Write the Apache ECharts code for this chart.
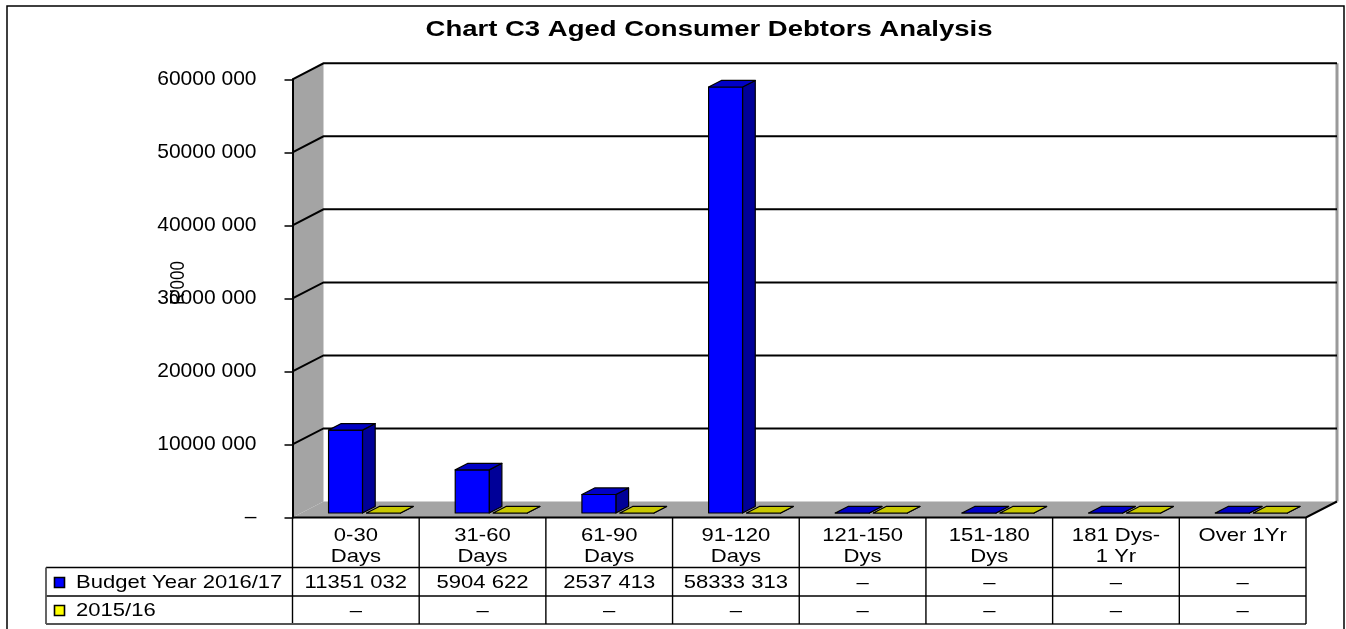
<!DOCTYPE html>
<html>
<head>
<meta charset="utf-8">
<title>Chart C3 Aged Consumer Debtors Analysis</title>
<script src="https://cdn.jsdelivr.net/npm/echarts@6/dist/echarts.min.js"></script>
<style>
  html, body { margin: 0; padding: 0; background: #fff; }
  #chart { width: 1346px; height: 629px; }
</style>
</head>
<body>
<div id="chart"></div>
<script>
// ---- data ----
const categories = ['0-30\nDays', '31-60\nDays', '61-90\nDays', '91-120\nDays',
                    '121-150\nDys', '151-180\nDys', '181 Dys-\n1 Yr', 'Over 1Yr'];
const seriesNames = ['Budget Year 2016/17', '2015/16'];
const budget2016 = [11351032, 5904622, 2537413, 58333313, 0, 0, 0, 0];
const prior2015 = [0, 0, 0, 0, 0, 0, 0, 0];
const yTickValues = [0, 10000000, 20000000, 30000000, 40000000, 50000000, 60000000];

// ---- look ----
const FONT = '"Liberation Sans", Arial, sans-serif';
const STRETCH = 1.16;                // wide lettering of the table
const DEPTH = [31, -16];             // wall / floor depth vector in px
const BAR_FRONT = 0.28;              // bar front plane (fraction of depth)
const BAR_DEPTH = 0.41;              // bar thickness (fraction of depth)
const BAR_W = 0.268;                 // bar width (fraction of category band)
const BAR_GAP = 0.032;               // gap between the two bars of a cluster
const TABLE_LEFT = 46;
const ROWS = { headerTop: 7.5, line1: 50, row1: 65, line2: 78.5, row2: 93, bottom: 106.5 };
const COLORS = [
  { front: '#0000ff', top: '#0000c6', side: '#000098', key: '#0000ff' },
  { front: '#ffff00', top: '#c8c800', side: '#969600', key: '#ffff00' }
];

// 11351032 -> "11351 032", 0 -> "–"
function fmt(v) {
  if (!v) return '\u2013';
  const hi = Math.floor(v / 1000), lo = v % 1000;
  return hi + ' ' + String(lo).padStart(3, '0');
}

function wideText(s, x, y, align, size, vAlign) {
  return {
    type: 'text', x: x, y: y, scaleX: STRETCH,
    style: { text: s, x: 0, y: 0, align: align, verticalAlign: vAlign || 'middle',
             fontSize: size, fontFamily: FONT, fill: '#000', lineHeight: 21.5 }
  };
}

function seg(x1, y1, x2, y2, color, w) {
  return { type: 'line', shape: { x1: x1, y1: y1, x2: x2, y2: y2 },
           style: { stroke: color || '#000', lineWidth: w || 1.4 } };
}

// side wall, floor, back-wall gridlines
function renderWalls(params, api) {
  const band = api.size([1, 0])[0];
  const n = categories.length;
  const x0 = api.coord([0, 0])[0] - band / 2;
  const x1 = api.coord([n - 1, 0])[0] + band / 2;
  const yBase = api.coord([0, yTickValues[0]])[1];
  const yTop = api.coord([0, yTickValues[yTickValues.length - 1]])[1];
  const dx = DEPTH[0], dy = DEPTH[1];
  const children = [
    { type: 'polygon', shape: { points: [[x0, yBase], [x0 + dx, yBase + dy], [x0 + dx, yTop + dy], [x0, yTop]] },
      style: { fill: '#a4a4a4' } },
    { type: 'polygon', shape: { points: [[x0, yBase], [x1, yBase], [x1 + dx, yBase + dy], [x0 + dx, yBase + dy]] },
      style: { fill: '#a4a4a4' } },
    seg(x1 + dx, yTop + dy, x1 + dx, yBase + dy, '#9a9a9a', 3)
  ];
  yTickValues.slice(1).forEach(function (v) {
    const y = api.coord([0, v])[1];
    children.push({ type: 'polyline',
      shape: { points: [[x0, y], [x0 + dx, y + dy], [x1 + dx, y + dy]] },
      style: { stroke: '#000', lineWidth: 2, fill: 'none' } });
  });
  children.push({ type: 'polyline',
    shape: { points: [[x0, yBase], [x1, yBase], [x1 + dx, yBase + dy]] },
    style: { stroke: '#000', lineWidth: 2, fill: 'none' } });
  return { type: 'group', children: children };
}

// one 3D column (front, side, top faces)
function makeBarRenderer(k) {
  const c = COLORS[k];
  return function (params, api) {
    const i = api.value(0), v = api.value(1);
    const band = api.size([1, 0])[0];
    const p0 = api.coord([i, 0]), p1 = api.coord([i, v]);
    const ox = DEPTH[0] * BAR_FRONT, oy = DEPTH[1] * BAR_FRONT;
    const dx = DEPTH[0] * BAR_DEPTH, dy = DEPTH[1] * BAR_DEPTH;
    const w = band * BAR_W, g = band * BAR_GAP;
    const cx = p0[0] + ox;
    const left = k === 0 ? cx - g / 2 - w : cx + g / 2;
    const right = left + w;
    const yB = p0[1] + oy, yT = p1[1] + oy;
    const edge = { stroke: '#000', lineWidth: 1.2, lineJoin: 'round' };
    return { type: 'group', children: [
      { type: 'polygon', shape: { points: [[right, yT], [right + dx, yT + dy], [right + dx, yB + dy], [right, yB]] },
        style: Object.assign({ fill: c.side }, edge) },
      { type: 'rect', shape: { x: left, y: yT, width: w, height: yB - yT },
        style: Object.assign({ fill: c.front }, edge) },
      { type: 'polygon', shape: { points: [[left, yT], [right, yT], [right + dx, yT + dy], [left + dx, yT + dy]] },
        style: Object.assign({ fill: c.top }, edge) }
    ] };
  };
}

// data table under the plot: one column per category
function renderTable(params, api) {
  const i = api.value(0);
  const n = categories.length;
  const band = api.size([1, 0])[0];
  const c = api.coord([i, 0]);
  const xl = c[0] - band / 2, xr = c[0] + band / 2;
  const y0 = c[1];
  const children = [seg(xl, y0, xl, y0 + ROWS.bottom)];
  if (i === n - 1) children.push(seg(xr, y0, xr, y0 + ROWS.bottom));
  children.push(wideText(categories[i], c[0], y0 + ROWS.headerTop, 'center', 19, 'top'));
  children.push(wideText(fmt(budget2016[i]), c[0], y0 + ROWS.row1, 'center', 19));
  children.push(wideText(fmt(prior2015[i]), c[0], y0 + ROWS.row2, 'center', 19));
  if (i === 0) {
    const xEnd = xl + band * n;
    children.push(seg(TABLE_LEFT, y0 + ROWS.line1, xEnd, y0 + ROWS.line1));
    children.push(seg(TABLE_LEFT, y0 + ROWS.line2, xEnd, y0 + ROWS.line2));
    children.push(seg(TABLE_LEFT, y0 + ROWS.bottom, xEnd, y0 + ROWS.bottom, '#555', 1.8));
    children.push(seg(TABLE_LEFT, y0 + ROWS.line1, TABLE_LEFT, y0 + ROWS.bottom, '#555', 1.8));
    [ROWS.row1, ROWS.row2].forEach(function (ry, k) {
      children.push({ type: 'rect', shape: { x: 54.5, y: y0 + ry - 5, width: 10, height: 10 },
        style: { fill: COLORS[k].key, stroke: '#000', lineWidth: 1.6 } });
      children.push(wideText(seriesNames[k], 76, y0 + ry, 'left', 19));
    });
  }
  return { type: 'group', children: children };
}

const chart = echarts.init(document.getElementById('chart'), null, { renderer: 'canvas' });
chart.setOption({
  animation: false,
  backgroundColor: '#fff',
  grid: { left: 292.5, right: 40, top: 79.3, bottom: 111.5, containLabel: false, outerBoundsMode: 'none' },
  xAxis: { type: 'category', data: categories, show: false, boundaryGap: true },
  yAxis: {
    type: 'value', z: 6,
    min: yTickValues[0], max: yTickValues[yTickValues.length - 1],
    interval: yTickValues[1] - yTickValues[0],
    axisLine: { show: true, lineStyle: { color: '#000', width: 2 } },
    axisTick: { show: true, inside: false, length: 8, lineStyle: { color: '#000', width: 1.5 } },
    splitLine: { show: false },
    axisLabel: { margin: 36, fontSize: 21, fontFamily: FONT, color: '#000', formatter: fmt }
  },
  graphic: [
    { type: 'rect', shape: { x: 7, y: 6, width: 1337, height: 640 },
      style: { fill: 'none', stroke: '#000', lineWidth: 1.5 }, z: 0, silent: true },
    { type: 'text', x: 709, y: 30, scaleX: 1.25, z: 10,
      style: { text: 'Chart C3 Aged Consumer Debtors Analysis', x: 0, y: 0, align: 'center',
               verticalAlign: 'middle', fontSize: 22, fontWeight: 'bold', fontFamily: FONT, fill: '#000' } },
    { type: 'text', x: 178, y: 283, rotation: Math.PI / 2, scaleY: 1.2, z: 10,
      style: { text: "R'000", x: 0, y: 0, align: 'center', verticalAlign: 'middle',
               fontSize: 17, fontFamily: FONT, fill: '#000' } }
  ],
  series: [
    { type: 'custom', name: 'walls', z: 1, clip: false, silent: true,
      renderItem: renderWalls, data: [[0, 0]], encode: { x: 0, y: 1 } },
    { type: 'custom', name: 'table', z: 2, clip: false, silent: true,
      renderItem: renderTable, data: categories.map(function (c, i) { return [i, 0]; }), encode: { x: 0, y: 1 } },
    { type: 'custom', name: seriesNames[0], z: 3, clip: false,
      renderItem: makeBarRenderer(0), data: budget2016.map(function (v, i) { return [i, v]; }), encode: { x: 0, y: 1 } },
    { type: 'custom', name: seriesNames[1], z: 4, clip: false,
      renderItem: makeBarRenderer(1), data: prior2015.map(function (v, i) { return [i, v]; }), encode: { x: 0, y: 1 } }
  ]
});
</script>
</body>
</html>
-*-
## Challenge
Leave out the pictures and repeat the lines from the start of the material through the line with "40000000, 50000000, 60000000];", inclusive.

## Reply to the task
Write the Apache ECharts code for this chart.
<!DOCTYPE html>
<html>
<head>
<meta charset="utf-8">
<title>Chart C3 Aged Consumer Debtors Analysis</title>
<script src="https://cdn.jsdelivr.net/npm/echarts@6/dist/echarts.min.js"></script>
<style>
  html, body { margin: 0; padding: 0; background: #fff; }
  #chart { width: 1346px; height: 629px; }
</style>
</head>
<body>
<div id="chart"></div>
<script>
// ---- data ----
const categories = ['0-30\nDays', '31-60\nDays', '61-90\nDays', '91-120\nDays',
                    '121-150\nDys', '151-180\nDys', '181 Dys-\n1 Yr', 'Over 1Yr'];
const seriesNames = ['Budget Year 2016/17', '2015/16'];
const budget2016 = [11351032, 5904622, 2537413, 58333313, 0, 0, 0, 0];
const prior2015 = [0, 0, 0, 0, 0, 0, 0, 0];
const yTickValues = [0, 10000000, 20000000, 30000000, 40000000, 50000000, 60000000];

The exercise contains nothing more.